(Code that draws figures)
## BEGIN

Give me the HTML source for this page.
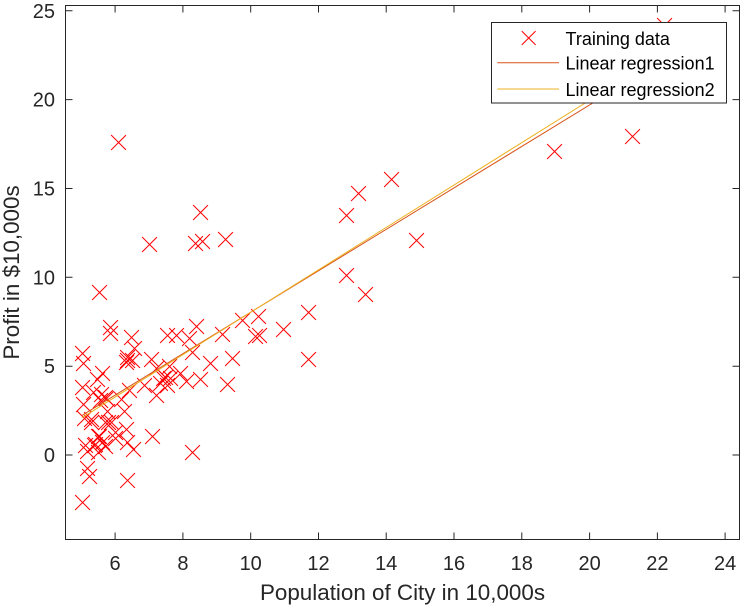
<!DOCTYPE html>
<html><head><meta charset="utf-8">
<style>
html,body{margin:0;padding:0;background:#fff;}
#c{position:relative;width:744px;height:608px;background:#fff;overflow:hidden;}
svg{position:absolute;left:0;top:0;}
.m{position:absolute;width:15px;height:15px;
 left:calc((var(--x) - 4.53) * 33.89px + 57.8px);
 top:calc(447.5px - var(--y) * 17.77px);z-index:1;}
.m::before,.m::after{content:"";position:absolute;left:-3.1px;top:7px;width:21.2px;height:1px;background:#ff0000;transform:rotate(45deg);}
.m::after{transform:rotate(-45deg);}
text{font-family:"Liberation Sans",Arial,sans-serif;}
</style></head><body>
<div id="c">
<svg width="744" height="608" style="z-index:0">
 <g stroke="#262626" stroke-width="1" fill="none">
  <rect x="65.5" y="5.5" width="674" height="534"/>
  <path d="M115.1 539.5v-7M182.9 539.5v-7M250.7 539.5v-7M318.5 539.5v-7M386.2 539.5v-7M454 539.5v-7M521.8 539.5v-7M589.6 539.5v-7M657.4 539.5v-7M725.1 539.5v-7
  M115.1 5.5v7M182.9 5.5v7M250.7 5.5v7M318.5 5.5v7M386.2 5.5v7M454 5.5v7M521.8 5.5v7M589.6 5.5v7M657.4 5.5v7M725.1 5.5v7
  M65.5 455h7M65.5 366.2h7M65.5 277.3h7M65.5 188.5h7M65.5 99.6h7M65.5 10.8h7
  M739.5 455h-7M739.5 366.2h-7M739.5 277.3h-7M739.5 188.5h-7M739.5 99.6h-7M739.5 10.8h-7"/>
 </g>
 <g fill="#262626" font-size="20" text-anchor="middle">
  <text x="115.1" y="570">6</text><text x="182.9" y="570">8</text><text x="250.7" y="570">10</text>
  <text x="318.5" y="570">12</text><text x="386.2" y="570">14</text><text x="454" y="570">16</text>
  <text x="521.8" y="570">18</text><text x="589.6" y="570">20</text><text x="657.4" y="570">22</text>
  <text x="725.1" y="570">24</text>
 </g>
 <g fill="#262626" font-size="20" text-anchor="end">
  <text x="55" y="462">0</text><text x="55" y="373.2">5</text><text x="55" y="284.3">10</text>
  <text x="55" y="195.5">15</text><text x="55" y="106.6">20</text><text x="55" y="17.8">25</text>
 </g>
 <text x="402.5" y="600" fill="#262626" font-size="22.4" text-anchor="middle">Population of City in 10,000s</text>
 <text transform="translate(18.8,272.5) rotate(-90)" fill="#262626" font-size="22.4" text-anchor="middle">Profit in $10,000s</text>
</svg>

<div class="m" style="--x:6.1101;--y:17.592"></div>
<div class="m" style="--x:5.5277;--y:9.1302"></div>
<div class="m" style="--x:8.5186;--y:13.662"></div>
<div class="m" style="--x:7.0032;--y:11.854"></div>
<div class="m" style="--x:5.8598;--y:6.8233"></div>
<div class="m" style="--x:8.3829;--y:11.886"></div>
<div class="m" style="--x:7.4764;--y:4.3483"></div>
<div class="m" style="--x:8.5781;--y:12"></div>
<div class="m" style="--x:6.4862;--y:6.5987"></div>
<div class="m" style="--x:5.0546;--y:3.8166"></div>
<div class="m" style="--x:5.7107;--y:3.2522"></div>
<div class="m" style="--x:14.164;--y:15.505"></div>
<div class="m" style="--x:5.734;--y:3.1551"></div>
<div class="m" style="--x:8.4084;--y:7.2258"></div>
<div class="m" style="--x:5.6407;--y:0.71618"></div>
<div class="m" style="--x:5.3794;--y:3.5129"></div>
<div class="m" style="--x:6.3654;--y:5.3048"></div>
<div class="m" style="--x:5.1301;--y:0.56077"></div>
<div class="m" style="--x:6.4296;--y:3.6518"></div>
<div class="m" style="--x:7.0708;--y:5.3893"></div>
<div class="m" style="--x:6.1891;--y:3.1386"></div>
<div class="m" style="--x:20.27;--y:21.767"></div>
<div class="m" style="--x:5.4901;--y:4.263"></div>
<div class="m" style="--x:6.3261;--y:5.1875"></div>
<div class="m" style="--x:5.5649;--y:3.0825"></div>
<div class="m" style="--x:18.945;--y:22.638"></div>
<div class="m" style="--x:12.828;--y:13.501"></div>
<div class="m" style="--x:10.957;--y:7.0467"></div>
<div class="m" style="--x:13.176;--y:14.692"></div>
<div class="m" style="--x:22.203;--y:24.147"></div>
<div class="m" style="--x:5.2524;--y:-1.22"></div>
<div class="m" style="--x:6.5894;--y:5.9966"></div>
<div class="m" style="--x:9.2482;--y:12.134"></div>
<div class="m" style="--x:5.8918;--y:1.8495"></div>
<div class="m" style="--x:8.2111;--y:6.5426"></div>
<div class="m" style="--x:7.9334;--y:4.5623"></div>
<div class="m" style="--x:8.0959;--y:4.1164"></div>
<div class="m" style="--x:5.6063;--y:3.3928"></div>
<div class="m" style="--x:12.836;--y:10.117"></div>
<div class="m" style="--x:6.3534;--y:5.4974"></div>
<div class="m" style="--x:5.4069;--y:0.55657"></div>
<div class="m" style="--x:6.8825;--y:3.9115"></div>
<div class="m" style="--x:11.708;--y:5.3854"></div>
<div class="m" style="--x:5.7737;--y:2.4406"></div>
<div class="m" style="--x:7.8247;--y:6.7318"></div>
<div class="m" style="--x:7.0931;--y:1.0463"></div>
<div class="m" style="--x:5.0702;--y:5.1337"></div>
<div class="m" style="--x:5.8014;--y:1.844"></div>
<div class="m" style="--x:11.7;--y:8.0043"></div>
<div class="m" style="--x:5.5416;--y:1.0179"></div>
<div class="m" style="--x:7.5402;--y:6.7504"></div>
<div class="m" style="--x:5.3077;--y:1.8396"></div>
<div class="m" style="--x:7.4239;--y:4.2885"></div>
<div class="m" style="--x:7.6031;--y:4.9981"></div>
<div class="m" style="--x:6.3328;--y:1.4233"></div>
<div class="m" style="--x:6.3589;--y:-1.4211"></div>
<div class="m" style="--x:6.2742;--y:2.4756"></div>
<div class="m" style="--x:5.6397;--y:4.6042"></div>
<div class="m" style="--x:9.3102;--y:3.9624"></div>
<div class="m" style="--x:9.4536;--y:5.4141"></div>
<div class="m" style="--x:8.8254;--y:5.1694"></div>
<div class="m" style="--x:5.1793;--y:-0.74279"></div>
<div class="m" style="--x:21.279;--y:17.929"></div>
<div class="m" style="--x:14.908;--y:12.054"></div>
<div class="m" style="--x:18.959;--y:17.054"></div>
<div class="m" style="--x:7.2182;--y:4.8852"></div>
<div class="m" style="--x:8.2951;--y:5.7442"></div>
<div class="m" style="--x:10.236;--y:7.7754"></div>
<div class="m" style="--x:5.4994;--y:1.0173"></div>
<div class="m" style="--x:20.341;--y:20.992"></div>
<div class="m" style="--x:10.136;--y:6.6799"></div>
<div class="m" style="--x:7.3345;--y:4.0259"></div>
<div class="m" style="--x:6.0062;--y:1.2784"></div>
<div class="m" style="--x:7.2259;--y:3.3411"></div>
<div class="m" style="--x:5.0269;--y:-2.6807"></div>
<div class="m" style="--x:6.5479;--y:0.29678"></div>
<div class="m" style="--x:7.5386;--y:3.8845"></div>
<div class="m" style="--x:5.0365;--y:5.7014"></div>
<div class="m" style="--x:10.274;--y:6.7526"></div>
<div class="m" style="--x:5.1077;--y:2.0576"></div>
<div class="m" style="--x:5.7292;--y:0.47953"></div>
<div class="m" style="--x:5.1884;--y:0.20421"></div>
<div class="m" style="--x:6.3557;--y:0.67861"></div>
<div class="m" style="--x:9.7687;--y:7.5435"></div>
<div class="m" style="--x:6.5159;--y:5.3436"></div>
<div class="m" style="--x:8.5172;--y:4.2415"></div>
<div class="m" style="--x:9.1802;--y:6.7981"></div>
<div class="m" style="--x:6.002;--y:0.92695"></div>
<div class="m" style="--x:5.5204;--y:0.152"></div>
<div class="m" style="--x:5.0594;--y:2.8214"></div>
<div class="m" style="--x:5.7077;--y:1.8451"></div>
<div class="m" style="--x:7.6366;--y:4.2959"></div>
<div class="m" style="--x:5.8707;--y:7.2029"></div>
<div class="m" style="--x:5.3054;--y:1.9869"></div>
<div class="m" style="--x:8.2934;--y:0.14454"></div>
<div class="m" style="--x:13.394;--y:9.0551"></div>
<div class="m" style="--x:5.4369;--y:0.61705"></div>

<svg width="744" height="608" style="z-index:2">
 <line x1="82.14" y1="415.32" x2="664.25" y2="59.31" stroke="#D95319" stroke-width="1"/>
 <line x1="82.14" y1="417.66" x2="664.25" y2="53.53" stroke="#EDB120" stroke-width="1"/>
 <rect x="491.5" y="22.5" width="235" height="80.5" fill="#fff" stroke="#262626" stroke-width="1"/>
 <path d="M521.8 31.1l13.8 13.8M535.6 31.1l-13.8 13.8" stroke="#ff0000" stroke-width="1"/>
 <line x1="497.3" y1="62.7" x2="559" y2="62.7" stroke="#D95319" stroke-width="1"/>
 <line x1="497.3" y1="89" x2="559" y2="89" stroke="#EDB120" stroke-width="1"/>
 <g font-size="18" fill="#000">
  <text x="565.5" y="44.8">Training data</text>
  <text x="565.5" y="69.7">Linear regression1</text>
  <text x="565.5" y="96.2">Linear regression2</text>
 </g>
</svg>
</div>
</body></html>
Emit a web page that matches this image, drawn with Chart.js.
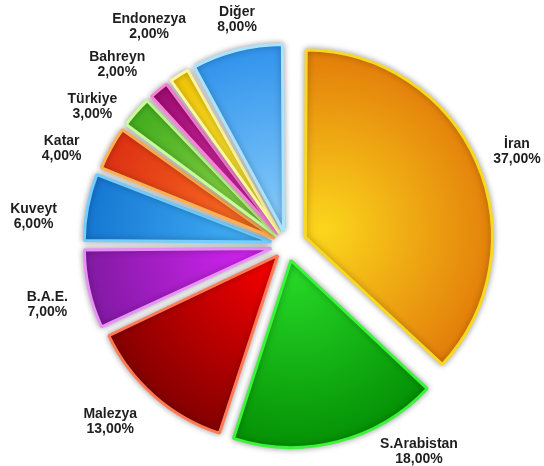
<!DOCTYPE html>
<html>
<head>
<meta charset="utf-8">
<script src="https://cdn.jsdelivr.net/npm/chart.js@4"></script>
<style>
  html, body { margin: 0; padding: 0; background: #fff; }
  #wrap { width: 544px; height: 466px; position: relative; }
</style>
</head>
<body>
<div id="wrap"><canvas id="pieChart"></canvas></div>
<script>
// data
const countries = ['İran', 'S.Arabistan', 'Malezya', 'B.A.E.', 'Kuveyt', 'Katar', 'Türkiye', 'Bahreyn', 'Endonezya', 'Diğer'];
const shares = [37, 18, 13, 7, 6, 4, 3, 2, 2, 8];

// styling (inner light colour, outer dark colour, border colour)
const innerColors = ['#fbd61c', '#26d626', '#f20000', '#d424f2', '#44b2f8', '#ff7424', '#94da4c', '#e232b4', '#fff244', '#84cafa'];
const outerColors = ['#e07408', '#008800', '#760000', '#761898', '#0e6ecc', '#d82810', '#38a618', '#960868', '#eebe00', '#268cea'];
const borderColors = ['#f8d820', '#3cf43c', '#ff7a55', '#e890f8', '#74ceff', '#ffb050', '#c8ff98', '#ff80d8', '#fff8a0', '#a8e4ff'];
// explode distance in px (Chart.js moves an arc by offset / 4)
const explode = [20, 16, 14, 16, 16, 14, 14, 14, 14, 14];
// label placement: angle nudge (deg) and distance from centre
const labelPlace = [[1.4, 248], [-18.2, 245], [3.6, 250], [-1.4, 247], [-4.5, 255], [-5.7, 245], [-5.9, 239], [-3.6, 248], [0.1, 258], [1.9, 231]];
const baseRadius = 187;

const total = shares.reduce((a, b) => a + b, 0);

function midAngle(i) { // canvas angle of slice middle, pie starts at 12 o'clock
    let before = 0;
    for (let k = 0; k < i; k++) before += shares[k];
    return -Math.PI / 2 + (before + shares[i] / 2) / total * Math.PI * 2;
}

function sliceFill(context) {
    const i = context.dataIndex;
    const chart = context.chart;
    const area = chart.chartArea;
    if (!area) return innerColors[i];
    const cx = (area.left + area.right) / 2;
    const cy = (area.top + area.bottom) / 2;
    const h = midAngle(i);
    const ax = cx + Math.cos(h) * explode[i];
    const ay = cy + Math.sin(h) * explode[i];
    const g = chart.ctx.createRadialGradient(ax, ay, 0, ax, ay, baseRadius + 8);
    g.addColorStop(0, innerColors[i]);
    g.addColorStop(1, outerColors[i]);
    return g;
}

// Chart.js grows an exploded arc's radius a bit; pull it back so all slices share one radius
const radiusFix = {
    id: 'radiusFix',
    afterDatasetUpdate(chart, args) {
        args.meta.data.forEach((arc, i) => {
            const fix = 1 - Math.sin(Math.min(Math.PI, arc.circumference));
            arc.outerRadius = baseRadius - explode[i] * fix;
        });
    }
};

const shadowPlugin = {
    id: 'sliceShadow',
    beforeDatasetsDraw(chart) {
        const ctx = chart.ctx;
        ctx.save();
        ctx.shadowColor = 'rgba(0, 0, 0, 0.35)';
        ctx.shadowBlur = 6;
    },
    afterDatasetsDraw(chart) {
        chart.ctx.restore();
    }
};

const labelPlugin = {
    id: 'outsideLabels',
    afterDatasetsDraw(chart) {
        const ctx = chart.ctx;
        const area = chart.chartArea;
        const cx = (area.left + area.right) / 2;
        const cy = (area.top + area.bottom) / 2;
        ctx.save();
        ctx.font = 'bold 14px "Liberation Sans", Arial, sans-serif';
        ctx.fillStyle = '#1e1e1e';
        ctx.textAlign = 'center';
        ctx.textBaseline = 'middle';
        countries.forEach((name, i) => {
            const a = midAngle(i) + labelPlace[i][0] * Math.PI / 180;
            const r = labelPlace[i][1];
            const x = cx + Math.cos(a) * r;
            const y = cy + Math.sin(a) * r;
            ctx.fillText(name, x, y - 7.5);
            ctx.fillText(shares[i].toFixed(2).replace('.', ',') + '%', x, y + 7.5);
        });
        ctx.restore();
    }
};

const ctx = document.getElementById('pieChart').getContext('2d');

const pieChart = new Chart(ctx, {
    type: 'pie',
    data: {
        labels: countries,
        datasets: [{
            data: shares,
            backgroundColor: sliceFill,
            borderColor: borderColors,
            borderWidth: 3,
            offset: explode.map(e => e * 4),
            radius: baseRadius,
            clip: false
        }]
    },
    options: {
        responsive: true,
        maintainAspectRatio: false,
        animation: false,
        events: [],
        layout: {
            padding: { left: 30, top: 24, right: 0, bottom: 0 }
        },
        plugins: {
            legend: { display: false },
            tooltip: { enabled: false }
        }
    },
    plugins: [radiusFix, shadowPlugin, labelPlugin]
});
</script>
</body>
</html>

## END

● INSTRUCTIONS FOR THE TASK
Show each line of the data that contains the string "this".

● THE RESPONSE
Give me the HTML source for this page.
Emit a web page that matches this image, drawn with Chart.js.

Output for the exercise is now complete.